** BEGIN INFORMATION PROVIDED **
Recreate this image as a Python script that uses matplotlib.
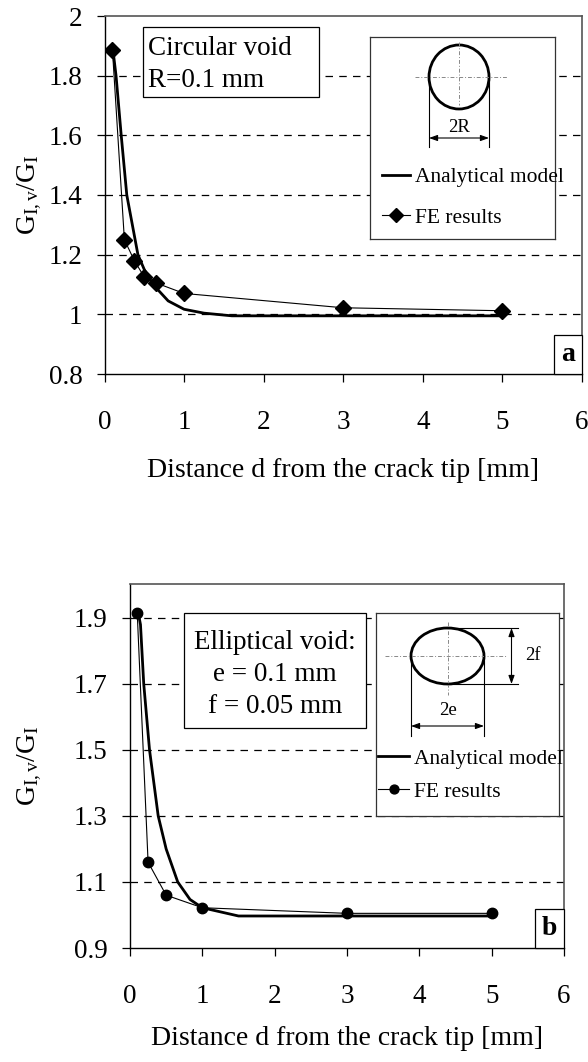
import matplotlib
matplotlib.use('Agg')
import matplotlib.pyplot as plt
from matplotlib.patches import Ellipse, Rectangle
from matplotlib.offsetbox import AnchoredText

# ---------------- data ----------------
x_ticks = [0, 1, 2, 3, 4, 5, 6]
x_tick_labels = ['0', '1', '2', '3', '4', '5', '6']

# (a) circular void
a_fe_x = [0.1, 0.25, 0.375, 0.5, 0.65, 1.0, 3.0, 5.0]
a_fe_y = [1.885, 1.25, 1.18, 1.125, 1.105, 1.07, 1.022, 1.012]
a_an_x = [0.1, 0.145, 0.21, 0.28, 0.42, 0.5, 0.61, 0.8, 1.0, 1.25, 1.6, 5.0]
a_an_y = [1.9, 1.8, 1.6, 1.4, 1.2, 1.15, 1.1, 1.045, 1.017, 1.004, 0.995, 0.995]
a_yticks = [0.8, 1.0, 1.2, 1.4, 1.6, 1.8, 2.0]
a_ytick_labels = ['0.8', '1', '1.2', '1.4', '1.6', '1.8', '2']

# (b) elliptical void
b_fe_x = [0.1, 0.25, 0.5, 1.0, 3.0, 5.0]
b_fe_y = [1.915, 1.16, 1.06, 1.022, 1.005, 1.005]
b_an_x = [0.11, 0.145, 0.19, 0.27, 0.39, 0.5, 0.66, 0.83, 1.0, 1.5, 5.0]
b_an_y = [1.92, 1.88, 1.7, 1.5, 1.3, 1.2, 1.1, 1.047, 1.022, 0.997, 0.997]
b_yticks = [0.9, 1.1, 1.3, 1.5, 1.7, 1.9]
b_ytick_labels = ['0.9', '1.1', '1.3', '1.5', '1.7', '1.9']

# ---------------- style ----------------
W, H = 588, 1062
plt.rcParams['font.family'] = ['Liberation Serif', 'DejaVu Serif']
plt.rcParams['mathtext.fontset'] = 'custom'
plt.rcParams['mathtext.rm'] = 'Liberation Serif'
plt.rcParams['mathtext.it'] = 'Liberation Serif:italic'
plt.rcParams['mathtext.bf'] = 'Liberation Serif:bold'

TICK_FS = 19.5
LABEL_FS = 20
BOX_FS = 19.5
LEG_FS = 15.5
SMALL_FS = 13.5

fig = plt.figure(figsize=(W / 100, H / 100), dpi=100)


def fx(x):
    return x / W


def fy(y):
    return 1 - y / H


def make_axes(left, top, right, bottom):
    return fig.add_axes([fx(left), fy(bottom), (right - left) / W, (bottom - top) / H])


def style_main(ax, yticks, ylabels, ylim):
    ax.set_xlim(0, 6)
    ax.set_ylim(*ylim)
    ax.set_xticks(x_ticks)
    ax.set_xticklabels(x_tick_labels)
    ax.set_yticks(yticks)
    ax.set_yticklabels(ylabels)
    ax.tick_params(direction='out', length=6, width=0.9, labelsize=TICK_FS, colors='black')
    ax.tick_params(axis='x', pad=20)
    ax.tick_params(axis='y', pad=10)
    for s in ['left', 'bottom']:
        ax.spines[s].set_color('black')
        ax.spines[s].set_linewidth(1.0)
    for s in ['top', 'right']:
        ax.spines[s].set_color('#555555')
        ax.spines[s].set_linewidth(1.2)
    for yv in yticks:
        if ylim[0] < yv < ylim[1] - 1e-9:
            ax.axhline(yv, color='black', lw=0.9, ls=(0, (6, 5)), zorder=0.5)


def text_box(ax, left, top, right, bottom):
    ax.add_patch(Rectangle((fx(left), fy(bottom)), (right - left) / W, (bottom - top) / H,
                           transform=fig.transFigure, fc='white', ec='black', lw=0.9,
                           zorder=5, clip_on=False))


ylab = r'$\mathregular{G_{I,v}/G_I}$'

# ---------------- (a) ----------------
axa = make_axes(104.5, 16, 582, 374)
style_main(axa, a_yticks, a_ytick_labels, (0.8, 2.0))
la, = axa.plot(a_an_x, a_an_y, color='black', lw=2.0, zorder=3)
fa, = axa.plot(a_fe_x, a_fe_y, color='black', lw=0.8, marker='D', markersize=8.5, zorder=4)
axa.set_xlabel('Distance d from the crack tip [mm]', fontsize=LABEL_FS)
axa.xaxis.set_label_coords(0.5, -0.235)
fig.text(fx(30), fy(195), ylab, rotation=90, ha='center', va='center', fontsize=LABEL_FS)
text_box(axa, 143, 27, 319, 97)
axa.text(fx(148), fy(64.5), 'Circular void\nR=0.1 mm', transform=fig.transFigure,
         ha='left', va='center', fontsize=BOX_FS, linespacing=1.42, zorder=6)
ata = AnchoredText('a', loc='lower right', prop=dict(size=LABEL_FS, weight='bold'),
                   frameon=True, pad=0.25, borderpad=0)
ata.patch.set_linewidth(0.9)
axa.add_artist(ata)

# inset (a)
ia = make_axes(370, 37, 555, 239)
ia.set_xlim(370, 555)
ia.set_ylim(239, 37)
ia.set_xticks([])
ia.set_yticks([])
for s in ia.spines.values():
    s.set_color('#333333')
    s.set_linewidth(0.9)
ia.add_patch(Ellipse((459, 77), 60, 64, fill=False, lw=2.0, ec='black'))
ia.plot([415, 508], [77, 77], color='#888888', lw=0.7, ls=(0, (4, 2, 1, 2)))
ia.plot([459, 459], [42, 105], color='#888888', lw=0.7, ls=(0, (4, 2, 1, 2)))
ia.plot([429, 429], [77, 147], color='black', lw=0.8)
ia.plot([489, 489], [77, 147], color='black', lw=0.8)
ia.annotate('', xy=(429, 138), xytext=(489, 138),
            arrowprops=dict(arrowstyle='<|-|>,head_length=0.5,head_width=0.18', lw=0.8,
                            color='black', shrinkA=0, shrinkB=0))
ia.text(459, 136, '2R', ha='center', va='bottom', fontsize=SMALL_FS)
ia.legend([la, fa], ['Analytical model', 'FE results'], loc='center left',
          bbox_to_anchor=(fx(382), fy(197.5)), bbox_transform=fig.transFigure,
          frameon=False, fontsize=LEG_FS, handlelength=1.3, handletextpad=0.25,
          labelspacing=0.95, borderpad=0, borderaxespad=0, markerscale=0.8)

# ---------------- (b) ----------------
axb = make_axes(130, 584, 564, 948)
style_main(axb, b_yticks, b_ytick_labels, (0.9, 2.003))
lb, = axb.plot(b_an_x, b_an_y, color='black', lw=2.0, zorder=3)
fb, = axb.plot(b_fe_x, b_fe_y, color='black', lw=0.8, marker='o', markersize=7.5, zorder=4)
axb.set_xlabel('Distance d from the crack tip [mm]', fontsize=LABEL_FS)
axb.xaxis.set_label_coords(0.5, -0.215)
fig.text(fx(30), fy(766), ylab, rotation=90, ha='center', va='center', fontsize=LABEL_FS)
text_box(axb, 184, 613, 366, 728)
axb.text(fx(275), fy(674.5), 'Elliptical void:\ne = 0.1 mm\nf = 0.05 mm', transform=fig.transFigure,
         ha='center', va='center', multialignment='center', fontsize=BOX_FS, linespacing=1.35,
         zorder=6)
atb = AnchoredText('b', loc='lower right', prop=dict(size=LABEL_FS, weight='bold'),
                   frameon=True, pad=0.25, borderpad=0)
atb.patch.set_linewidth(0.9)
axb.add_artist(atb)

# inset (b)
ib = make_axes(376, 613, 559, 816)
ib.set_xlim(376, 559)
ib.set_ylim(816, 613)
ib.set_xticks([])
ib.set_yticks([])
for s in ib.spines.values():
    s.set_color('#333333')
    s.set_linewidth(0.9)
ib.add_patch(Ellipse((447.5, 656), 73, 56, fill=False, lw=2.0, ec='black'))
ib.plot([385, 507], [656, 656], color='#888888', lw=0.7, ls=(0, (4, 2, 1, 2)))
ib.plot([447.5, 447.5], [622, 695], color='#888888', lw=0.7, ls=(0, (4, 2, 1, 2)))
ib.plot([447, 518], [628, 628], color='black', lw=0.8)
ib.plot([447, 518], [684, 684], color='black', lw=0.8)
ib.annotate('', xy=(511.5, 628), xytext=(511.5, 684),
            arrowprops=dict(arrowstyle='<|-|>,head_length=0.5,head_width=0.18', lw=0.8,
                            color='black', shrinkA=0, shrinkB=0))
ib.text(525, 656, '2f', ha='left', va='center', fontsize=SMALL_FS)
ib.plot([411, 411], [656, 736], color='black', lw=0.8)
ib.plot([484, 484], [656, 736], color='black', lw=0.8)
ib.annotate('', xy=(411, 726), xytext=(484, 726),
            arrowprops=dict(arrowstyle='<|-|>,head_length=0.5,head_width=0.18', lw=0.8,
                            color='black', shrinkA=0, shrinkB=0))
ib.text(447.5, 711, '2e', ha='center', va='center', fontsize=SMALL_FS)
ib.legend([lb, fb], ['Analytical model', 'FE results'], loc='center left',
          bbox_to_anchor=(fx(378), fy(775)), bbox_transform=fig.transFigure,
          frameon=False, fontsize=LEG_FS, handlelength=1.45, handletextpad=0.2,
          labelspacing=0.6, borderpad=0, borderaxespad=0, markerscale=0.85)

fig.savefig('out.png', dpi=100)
** END INFORMATION PROVIDED **
REQUIRED WORK
Transcribe exactly, with no pictures, the lines running from the first line of the material through the line holding "return fig.add_axes([fx(left), fy(bottom), (right".

WORKED ANSWER
Recreate this image as a Python script that uses matplotlib.
import matplotlib
matplotlib.use('Agg')
import matplotlib.pyplot as plt
from matplotlib.patches import Ellipse, Rectangle
from matplotlib.offsetbox import AnchoredText

# ---------------- data ----------------
x_ticks = [0, 1, 2, 3, 4, 5, 6]
x_tick_labels = ['0', '1', '2', '3', '4', '5', '6']

# (a) circular void
a_fe_x = [0.1, 0.25, 0.375, 0.5, 0.65, 1.0, 3.0, 5.0]
a_fe_y = [1.885, 1.25, 1.18, 1.125, 1.105, 1.07, 1.022, 1.012]
a_an_x = [0.1, 0.145, 0.21, 0.28, 0.42, 0.5, 0.61, 0.8, 1.0, 1.25, 1.6, 5.0]
a_an_y = [1.9, 1.8, 1.6, 1.4, 1.2, 1.15, 1.1, 1.045, 1.017, 1.004, 0.995, 0.995]
a_yticks = [0.8, 1.0, 1.2, 1.4, 1.6, 1.8, 2.0]
a_ytick_labels = ['0.8', '1', '1.2', '1.4', '1.6', '1.8', '2']

# (b) elliptical void
b_fe_x = [0.1, 0.25, 0.5, 1.0, 3.0, 5.0]
b_fe_y = [1.915, 1.16, 1.06, 1.022, 1.005, 1.005]
b_an_x = [0.11, 0.145, 0.19, 0.27, 0.39, 0.5, 0.66, 0.83, 1.0, 1.5, 5.0]
b_an_y = [1.92, 1.88, 1.7, 1.5, 1.3, 1.2, 1.1, 1.047, 1.022, 0.997, 0.997]
b_yticks = [0.9, 1.1, 1.3, 1.5, 1.7, 1.9]
b_ytick_labels = ['0.9', '1.1', '1.3', '1.5', '1.7', '1.9']

# ---------------- style ----------------
W, H = 588, 1062
plt.rcParams['font.family'] = ['Liberation Serif', 'DejaVu Serif']
plt.rcParams['mathtext.fontset'] = 'custom'
plt.rcParams['mathtext.rm'] = 'Liberation Serif'
plt.rcParams['mathtext.it'] = 'Liberation Serif:italic'
plt.rcParams['mathtext.bf'] = 'Liberation Serif:bold'

TICK_FS = 19.5
LABEL_FS = 20
BOX_FS = 19.5
LEG_FS = 15.5
SMALL_FS = 13.5

fig = plt.figure(figsize=(W / 100, H / 100), dpi=100)


def fx(x):
    return x / W


def fy(y):
    return 1 - y / H


def make_axes(left, top, right, bottom):
    return fig.add_axes([fx(left), fy(bottom), (right - left) / W, (bottom - top) / H])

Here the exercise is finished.